The Moon in Daylight

What if you could develop eyes like photographic negatives, see what images from your life remain scrap-booked inside when there is no more light or darkness, no more day or night, nothing more to see?

Eight years ago today, I closed my father’s eyes and kissed him for the last time. I sometimes wonder what the last thing he saw was, if it was real or imagined, color or black and white, past or present.

If we could develop eyes, it would be like walking through the quiet halls of an art museum at night, after all the crowds are gone and the lights are dimmed, except for the small lamps above each frame, casting soft light on memories (some vivid, some faded).

In my father’s eyes, however, the museum is a small bodega in Brooklyn, the narrow aisles crowded with people from the barrio—a voice calling out “¿Que numero salio?”—as they slowly make their way to the vianda aisle where my father spent long hours stacking platanosmalanga, and batata into wooden bins, or weighing them on a hanging scale, all eyes on the spinning needle. This is where his Mona Lisa now hangs, 

a picture of my father as a young man in Cuba, a Sunday afternoon on the farm, the sugarcane cut and railed away. What draws the crowd is not the contrast of light and shadow on his shirt, or the way the man and woman stand behind him like mourners at a grave, or the rolled cigarette between his fingers that hid a time bomb in his lung. What draws the crowd is his smile,

so pure and simple, triggered by who-knows-what, because my father was known as a serious man–un hombre serio–so whenever you saw him smile, it was a pleasant surprise, even heart warming, like a child seeing the moon in daylight for the first time.

If you could develop eyes like photographic negatives, what would you see in mine when the gaslight of my soul burns out?
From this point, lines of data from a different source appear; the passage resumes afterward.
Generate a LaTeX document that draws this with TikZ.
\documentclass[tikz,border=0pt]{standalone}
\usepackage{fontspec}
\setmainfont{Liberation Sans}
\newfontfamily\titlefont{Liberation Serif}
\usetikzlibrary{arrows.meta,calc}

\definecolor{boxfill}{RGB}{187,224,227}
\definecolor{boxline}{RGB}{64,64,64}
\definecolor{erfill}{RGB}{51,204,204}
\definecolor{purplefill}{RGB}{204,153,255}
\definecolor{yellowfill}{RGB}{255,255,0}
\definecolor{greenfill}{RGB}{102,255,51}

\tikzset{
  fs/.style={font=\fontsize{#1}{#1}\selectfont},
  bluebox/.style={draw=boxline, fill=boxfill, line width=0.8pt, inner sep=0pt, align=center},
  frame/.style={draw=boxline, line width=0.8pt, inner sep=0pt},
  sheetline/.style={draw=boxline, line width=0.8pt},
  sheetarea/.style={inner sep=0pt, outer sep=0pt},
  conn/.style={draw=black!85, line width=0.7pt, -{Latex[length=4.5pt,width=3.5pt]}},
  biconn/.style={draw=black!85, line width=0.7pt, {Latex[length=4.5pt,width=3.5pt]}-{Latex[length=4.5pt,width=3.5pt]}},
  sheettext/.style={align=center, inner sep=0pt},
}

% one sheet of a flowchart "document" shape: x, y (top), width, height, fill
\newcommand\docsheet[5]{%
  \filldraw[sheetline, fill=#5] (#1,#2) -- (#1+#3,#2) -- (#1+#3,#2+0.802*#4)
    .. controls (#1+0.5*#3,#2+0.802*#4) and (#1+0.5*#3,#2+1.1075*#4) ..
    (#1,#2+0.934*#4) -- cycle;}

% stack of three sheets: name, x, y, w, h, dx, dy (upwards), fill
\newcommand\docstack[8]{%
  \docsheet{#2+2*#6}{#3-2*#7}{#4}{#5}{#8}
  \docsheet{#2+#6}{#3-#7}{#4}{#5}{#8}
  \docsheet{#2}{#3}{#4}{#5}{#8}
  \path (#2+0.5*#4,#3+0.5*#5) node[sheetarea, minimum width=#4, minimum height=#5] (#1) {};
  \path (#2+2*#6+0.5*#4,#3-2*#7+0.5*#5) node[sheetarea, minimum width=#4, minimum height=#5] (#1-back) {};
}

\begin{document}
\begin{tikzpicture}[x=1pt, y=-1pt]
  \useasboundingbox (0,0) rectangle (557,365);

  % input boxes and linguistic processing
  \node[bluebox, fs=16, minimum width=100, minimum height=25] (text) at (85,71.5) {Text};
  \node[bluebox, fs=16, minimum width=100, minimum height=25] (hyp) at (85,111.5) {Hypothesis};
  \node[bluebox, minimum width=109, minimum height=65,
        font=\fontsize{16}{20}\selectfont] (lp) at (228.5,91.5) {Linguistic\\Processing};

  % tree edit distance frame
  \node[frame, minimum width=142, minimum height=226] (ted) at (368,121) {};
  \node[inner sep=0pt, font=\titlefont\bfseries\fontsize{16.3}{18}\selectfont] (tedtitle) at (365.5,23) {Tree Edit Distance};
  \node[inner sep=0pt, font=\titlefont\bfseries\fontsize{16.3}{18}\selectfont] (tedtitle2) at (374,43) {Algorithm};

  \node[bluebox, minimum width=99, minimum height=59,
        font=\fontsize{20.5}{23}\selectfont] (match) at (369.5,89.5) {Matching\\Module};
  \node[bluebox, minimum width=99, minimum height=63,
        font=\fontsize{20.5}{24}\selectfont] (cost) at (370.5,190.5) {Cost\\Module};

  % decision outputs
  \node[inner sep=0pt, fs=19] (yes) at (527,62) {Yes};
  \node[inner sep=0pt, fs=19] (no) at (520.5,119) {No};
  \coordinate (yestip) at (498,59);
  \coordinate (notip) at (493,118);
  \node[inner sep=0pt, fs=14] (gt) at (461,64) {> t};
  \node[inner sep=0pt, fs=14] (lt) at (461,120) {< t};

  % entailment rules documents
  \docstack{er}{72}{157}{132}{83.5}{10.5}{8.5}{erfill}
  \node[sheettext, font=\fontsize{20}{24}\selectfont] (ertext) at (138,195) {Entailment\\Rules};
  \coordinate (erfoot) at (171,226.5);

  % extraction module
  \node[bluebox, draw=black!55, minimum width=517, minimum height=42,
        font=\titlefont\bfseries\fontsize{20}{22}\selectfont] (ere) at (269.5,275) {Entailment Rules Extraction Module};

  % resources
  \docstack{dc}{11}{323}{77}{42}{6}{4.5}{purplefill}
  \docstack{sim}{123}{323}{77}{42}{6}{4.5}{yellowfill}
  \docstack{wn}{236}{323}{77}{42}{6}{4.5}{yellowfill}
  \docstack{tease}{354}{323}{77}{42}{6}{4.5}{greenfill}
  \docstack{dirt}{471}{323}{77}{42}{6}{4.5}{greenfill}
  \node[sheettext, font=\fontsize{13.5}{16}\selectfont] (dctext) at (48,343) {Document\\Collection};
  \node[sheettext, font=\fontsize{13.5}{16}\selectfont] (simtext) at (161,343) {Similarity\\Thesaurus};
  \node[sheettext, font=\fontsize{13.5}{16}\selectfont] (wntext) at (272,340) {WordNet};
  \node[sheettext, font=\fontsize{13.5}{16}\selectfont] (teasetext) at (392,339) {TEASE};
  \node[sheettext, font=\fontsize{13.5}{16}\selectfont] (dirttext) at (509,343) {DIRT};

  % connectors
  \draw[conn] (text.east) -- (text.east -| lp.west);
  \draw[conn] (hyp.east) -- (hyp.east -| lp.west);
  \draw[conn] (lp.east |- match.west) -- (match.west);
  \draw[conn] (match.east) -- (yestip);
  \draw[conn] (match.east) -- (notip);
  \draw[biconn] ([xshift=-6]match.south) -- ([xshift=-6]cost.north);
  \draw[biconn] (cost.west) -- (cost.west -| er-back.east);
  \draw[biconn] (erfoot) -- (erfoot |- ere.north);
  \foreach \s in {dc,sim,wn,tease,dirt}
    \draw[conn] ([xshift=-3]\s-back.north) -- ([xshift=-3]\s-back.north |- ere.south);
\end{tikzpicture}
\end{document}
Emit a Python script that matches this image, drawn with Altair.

You won’t find portraits of me in front of a computer, replying to emails or posting to Facebook, or me in a meeting with people whose faces and names I’ve long forgotten, or me killing time at the airport until my delayed flight takes off. But you might see me today,

buried neck-deep in hot sand, eyes closed facing the sun, as my wife and kids sculpt a new body for me, bodybuilder or mermaid, and their laughter brings a smile to my face, just as an ocean wave washes over me, the cold Atlantic where my father’s ashes are buried, soaking through the sand to soothe my burning skin.